Il Napoli comunque si trova davanti ad un bivio più grande della classica scelta riguardo alla guida tecnica di una squadra di calcio. “Quante volte nella mia vita professionale mi è capitato di fare un film poi stravolgendo tutto dopo”, così parlava De Laurentiis al varo della Msc Preziosa a Genova. In questa frase c’è la condizione precaria in cui vive il Napoli, fermo nell’attendere le scelte di Mazzarri con il contratto in scadenza. Il calcio non è il cinema, un’industria che organizza la sua produzione sul periodo relativamente breve di un film non su programmazioni pluriennali.
Juventus e Milan sotto quest’aspetto hanno posizioni di vantaggio rispetto a tutte le altre società italiane perché presentano progetti coerenti che non cambiano alla prima difficoltà. I bianconeri hanno legato l’espansione commerciale dovuta al nuovo stadio con la crescita del proprio progetto tecnico con Conte come inamovibile guida dell’organico da puntellare e far crescere con nuovi rinforzi in ogni sessione di mercato. Il Milan ha smantellato una rosa di campioni e ha strutturato un progetto basato sull’abbassamento del monte ingaggi e sulla crescita dei giovani (De Sciglio, Niang ed El Shaarawy su tutti), ha mantenuto una dimensione competitiva e punta a tornare ad alti livelli nell’arco di tre anni. L’Inter ha compiuto un grande lavoro sul settore giovanile ma mostra delle crepe quando deve difendere il suo operato, la Roma non ha ancora palesato la sua reale identità, la Fiorentina è al primo anno di un progetto tecnico ottimo nel rapporto qualità-prezzo, la Lazio come il Napoli ha un’organizzazione basata sul breve periodo, stagione dopo stagione. La società di De Laurentiis dovrebbe trasferire la propria sapienza nella gestione economica sotto il profilo organizzativo del progetto tecnico. La gestione della questione Mazzarri è emblematica in tal senso. De Laurentiis si è sempre affidato a delle personalità d’ampio respiro con grandi compiti e responsabilità nella gestione del Napoli. Dopo la fase Marino, c’è stata quella di Mazzarri, figura di maggiore personalità all’interno di un equilibrio complesso nelle scelte condivise tra il presidente, l’allenatore, il direttore sportivo ed il reparto scouting.

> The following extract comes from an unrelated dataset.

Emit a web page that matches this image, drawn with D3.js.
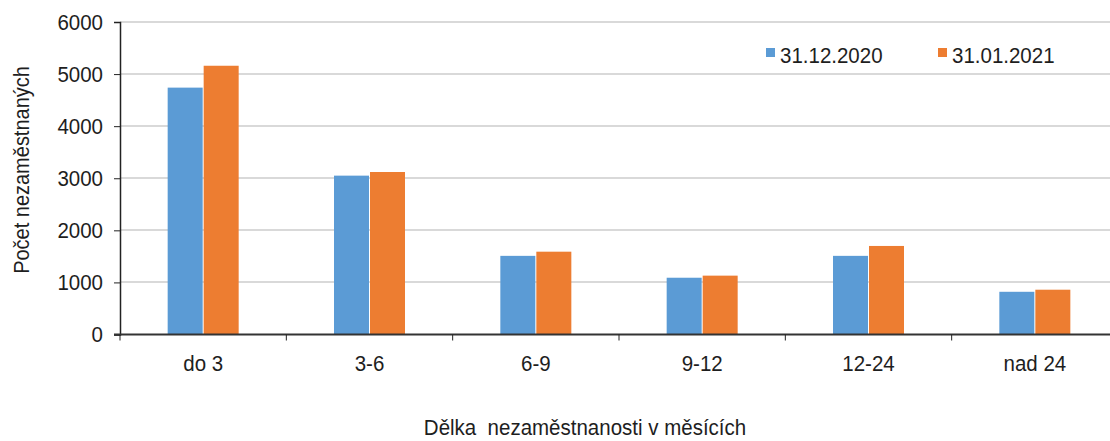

Per fare il salto di qualità, serve un progetto guidato dalla società che abbia priorità e scadenze. Dal centro per il settore giovanile al mercato passando per la risoluzione delle vicende dello stadio San Paolo, deve essere tutto programmato e chiaro. Il Napoli deve cercare la sua autonomia slegandosi da dirigenti o allenatori e del momento. Mazzarri è un grande professionista, la sua permanenza però non deve essere un obiettivo della società ma un eventuale tassello da inserire nell’ambito di un progetto di club più grande della storia personale di un allenatore. Al Napoli non serve un nuovo Ferguson, ma un direttore generale in grado di fare da collegamento con autorevolezza tra la proprietà, le varie aree della società, l’allenatore e la squadra. Più che nei nomi degli acquisti, è nella struttura e nella filosofia societaria il salto di qualità da compiere, con un ottimo allenatore come Mazzarri o con un altro tecnico sulla panchina azzurra. Dopo nove anni nel mondo del calcio, De Laurentiis è chiamato ad una scelta: cosa vuole essere il Napoli?